By Mark Hallum
A message scrawled on the desk from an unidentified school in Queens claiming a shooting would occur March 5, shook the borough earlier this week, but the NYPD determined it was not a credible threat.
The note said the individual would commit bloodshed just weeks after the Feb. 14 mass shooting at Marjory Stoneman Douglas High School in Parkland, Fla., resulted in the deaths of 14 students and three teachers and brought the topic of gun control to the forefront of national discourse once again.
“NYPD thoroughly investigated the threat and determined it was not credible,” city Dept. of Education spokeswoman Miranda Barbot said. “Safety is our top priority, and we are providing additional security to support the school community.”
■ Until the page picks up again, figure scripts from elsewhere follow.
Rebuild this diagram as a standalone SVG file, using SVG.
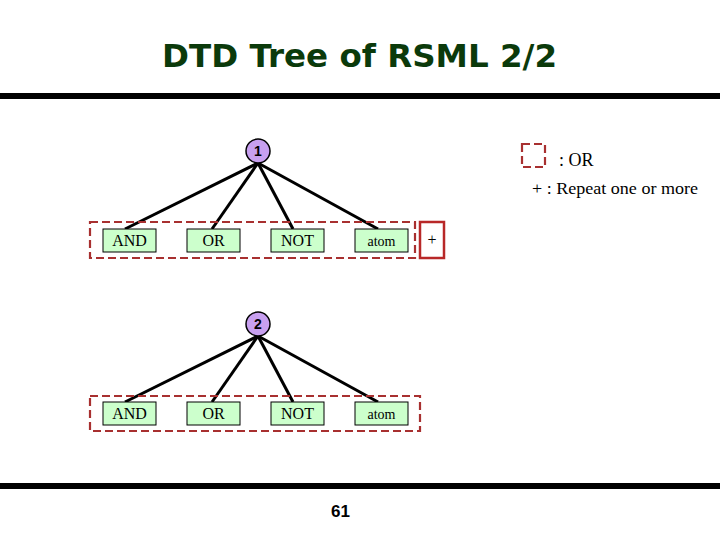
<svg xmlns="http://www.w3.org/2000/svg" width="720" height="540" viewBox="0 0 720 540">
<style>
.title{font-family:"DejaVu Sans",Verdana,sans-serif;font-weight:bold;font-size:32px;fill:#0B3A0B}
.lbl{font-family:"Liberation Serif","Times New Roman",serif;font-size:16px;fill:#000}
.sm{font-size:14px}
.box{fill:#CCFFCC;stroke:#000;stroke-width:1}
.circ{fill:#C8A0F0;stroke:#000;stroke-width:1.5}
.num{font-family:"Liberation Sans",Arial,sans-serif;font-weight:bold;font-size:14px;fill:#000}
.dash{fill:none;stroke:#A83030;stroke-width:2.2;stroke-dasharray:8 4}
.solid{fill:none;stroke:#B82828;stroke-width:2.5}
.edge{stroke:#000;stroke-width:3;fill:none}
.bar{fill:#000}
</style>
<rect width="720" height="540" fill="#fff"/>
<text class="title" x="162" y="67" textLength="395" lengthAdjust="spacingAndGlyphs">DTD Tree of RSML 2/2</text>
<rect class="bar" x="0" y="93" width="720" height="6"/>
<rect class="bar" x="0" y="483" width="720" height="6"/>
<text x="340.5" y="517" text-anchor="middle" style="font-family:'Liberation Sans',Arial,sans-serif;font-size:17px;font-weight:bold">61</text>

<g id="connectors">
<line class="edge" x1="258" y1="163" x2="125" y2="229"/>
<line class="edge" x1="258" y1="163" x2="212" y2="229"/>
<line class="edge" x1="258" y1="163" x2="293" y2="229"/>
<line class="edge" x1="258" y1="163" x2="378" y2="229"/>
<line class="edge" x1="258" y1="336" x2="125" y2="402"/>
<line class="edge" x1="258" y1="336" x2="212" y2="402"/>
<line class="edge" x1="258" y1="336" x2="293" y2="402"/>
<line class="edge" x1="258" y1="336" x2="378" y2="402"/>
</g>

<g id="legend">
<rect class="dash" x="522" y="144" width="23" height="23"/>
<text class="lbl" x="559" y="166" style="font-size:18px">: OR</text>
<text class="lbl" x="532" y="194" style="font-size:17px" textLength="166" lengthAdjust="spacingAndGlyphs">+ : Repeat one or more</text>
</g>

<g id="tree1">
<rect class="dash" x="90" y="222" width="325" height="36"/>
<rect class="solid" x="420" y="222" width="24" height="36"/>
<text class="lbl" x="432" y="245" text-anchor="middle">+</text>
<g id="n1"><circle class="circ" cx="258" cy="151" r="12"/><text class="num" x="258" y="156" text-anchor="middle">1</text></g>
<g id="t1-and"><rect class="box" x="103" y="229" width="53" height="23"/><text class="lbl" x="129.5" y="246" text-anchor="middle">AND</text></g>
<g id="t1-or"><rect class="box" x="187" y="229" width="53" height="23"/><text class="lbl" x="213.5" y="246" text-anchor="middle">OR</text></g>
<g id="t1-not"><rect class="box" x="271" y="229" width="53" height="23"/><text class="lbl" x="297.5" y="246" text-anchor="middle">NOT</text></g>
<g id="t1-atom"><rect class="box" x="355" y="229" width="53" height="23"/><text class="lbl sm" x="381.5" y="246" text-anchor="middle">atom</text></g>
</g>

<g id="tree2">
<rect class="dash" x="90" y="396" width="330" height="35"/>
<g id="n2"><circle class="circ" cx="258" cy="324" r="12"/><text class="num" x="258" y="329" text-anchor="middle">2</text></g>
<g id="t2-and"><rect class="box" x="103" y="402" width="53" height="23"/><text class="lbl" x="129.5" y="419" text-anchor="middle">AND</text></g>
<g id="t2-or"><rect class="box" x="187" y="402" width="53" height="23"/><text class="lbl" x="213.5" y="419" text-anchor="middle">OR</text></g>
<g id="t2-not"><rect class="box" x="271" y="402" width="53" height="23"/><text class="lbl" x="297.5" y="419" text-anchor="middle">NOT</text></g>
<g id="t2-atom"><rect class="box" x="355" y="402" width="53" height="23"/><text class="lbl sm" x="381.5" y="419" text-anchor="middle">atom</text></g>
</g>
</svg>
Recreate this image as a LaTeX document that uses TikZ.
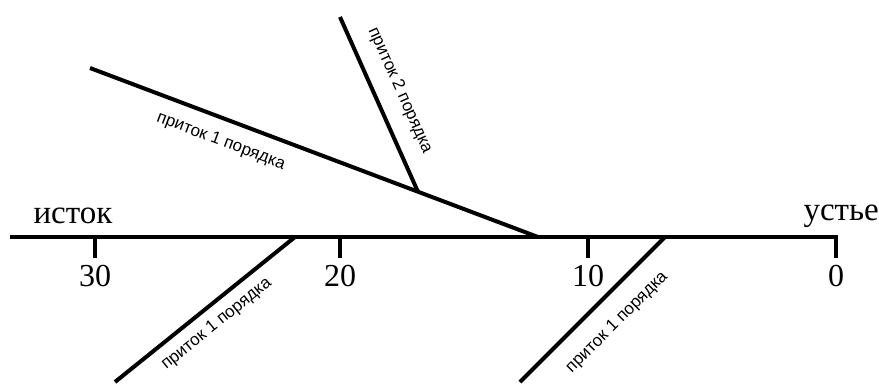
\documentclass[tikz,border=0pt]{standalone}
\usepackage{fontspec}
\setmainfont{Liberation Serif}
\newfontfamily\tribfont{Liberation Sans}
\usetikzlibrary{positioning,calc}

\begin{document}
\begin{tikzpicture}[x=1pt,y=-1pt,
  river/.style={line width=4pt},
  kmtick/.style={line width=4pt},
  trib/.style={font=\tribfont\fontsize{17}{17}\selectfont,sloped,inner sep=0pt},
  num/.style={font=\fontsize{32}{32}\selectfont,inner sep=0pt},
  endlbl/.style={font=\fontsize{33}{33}\selectfont,inner sep=0pt}
]
\useasboundingbox (0,0) rectangle (879,389);
% main river
\coordinate (src) at (10,237);
\coordinate (mouth) at (838,237);
\draw[river] (src) -- (mouth);
\node[endlbl,anchor=base] (lsrc) at (73,223) {исток};
\node[endlbl,anchor=base east] (lmouth) at (879,220) {устье};
% km marks
\coordinate (k30) at (95,237);
\coordinate (k20) at (340,237);
\coordinate (k10) at (588,237);
\coordinate (k0) at (836,237);
\draw[kmtick] (k30) -- ++(0,21) coordinate (k30e);
\draw[kmtick] (k20) -- ++(0,21) coordinate (k20e);
\draw[kmtick] (k10) -- ++(0,21) coordinate (k10e);
\draw[kmtick] (k0) -- ++(0,21) coordinate (k0e);
\node[num,below=7pt of k30e] (n30) {30};
\node[num,below=7pt of k20e] (n20) {20};
\node[num,below=7pt of k10e] (n10) {10};
\node[num,below=7pt of k0e] (n0) {0};
% tributaries
\coordinate (j1) at (538,237);
\coordinate (j2) at (295,237);
\coordinate (j3) at (665,237);
\coordinate (t1s) at (90,68);
\coordinate (t2s) at (340,17);
\coordinate (t3s) at (115,382);
\coordinate (t4s) at (520,382);
\coordinate (t2j) at ($(t1s)!0.732!(j1)$);
\draw[river] (t1s) -- node[trib,pos=0.31,below=13pt] (l1) {приток 1 порядка} (j1);
\draw[river] (t2s) -- node[trib,pos=0.48,above=15pt] (l2) {приток 2 порядка} (t2j);
\draw[river] (t3s) -- node[trib,pos=0.50,below=9pt] (l3) {приток 1 порядка} (j2);
\draw[river] (t4s) -- node[trib,pos=0.54,below=17pt] (l4) {приток 1 порядка} (j3);
\end{tikzpicture}
\end{document}
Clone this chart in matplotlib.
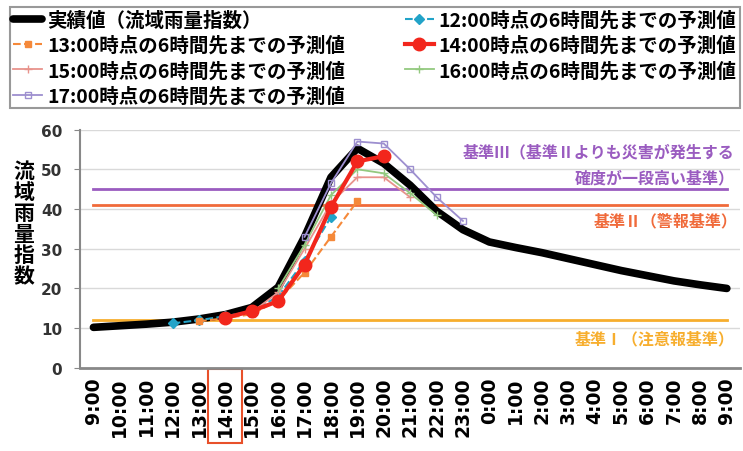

Schools reacted as they saw fit with authorities taking full precautions against the threat which began circulating during the week prior to March 5 and Bayside High School Principal Michael Athy sent an email to students calming them against the dark message while asking them to exercise a healthy dose of skepticism.
“There is a Snapchat photo of something written at a desk at another school making the rounds among kids via social media. The police and other authorities are well aware of it and apparently it has been circulated among students at over 20 schools throughout the city,” Athy said in the email. “We are as concerned about the fear-mongering and rumor-spreading as we are about the actual writing on the desk. Please try to be more evaluative of what you see in the media, social media, and what you may hear from ‘friends.”’
It was not clear to parents AT which school the threat was directed and some took to social media themselves to discuss the matter.
“The schools keep saying ‘it’s not me, it’s not me.’ Then who’s school is it?” Eleni Lima wrote on the Bayside, Queens Facebook page.
Elected officials in Queens have been pushing for stricter measures on gun sales at the state level with mixed results.
State Assemblywoman Nily Rozic (D-Flushing) celebrated the passage of a legislative package in the Assembly Tuesday that would improve background checks to keep firearms away from people determined to be a danger to themselves and others while also banning bump stocks – the device used in the Las Vegas shooting.
“Today the Assembly took action against gun violence by passing common sense legislation that would close loopholes in the law and keep New Yorkers safe,” Rozic said. “While the federal government continues debating over life-saving gun control measures, we are confronting the issue head-on to improve background checks, keep guns out of the hands of domestic abusers, and prevent the mass shootings that have shaken up schools and communities across the nation.”
But the same success was not celebrated in the state Senate with Sen. Michael Gianaris (D-Astoria) slamming Republicans Feb. 28 for voting against his legislation, which extended the wait time to purchase a firearm from three days to 10, ban bump stocks and create a gun violence research institute to study crimes using firearms as a public health issue.
Republicans, who hold the majority in the Senate, did not slack on efforts to reduce violence directed at schools, however. With the help of the Independent Democratic Committee, they passed a total of 15 bills to increase school safety such as stationing armed law enforcement officers nearby or on school grounds.
Additional security in schools would be funded through a program which would issue $25 license plates dedicated to law enforcement officers with the words “Guardians for Schools” imprinted on it.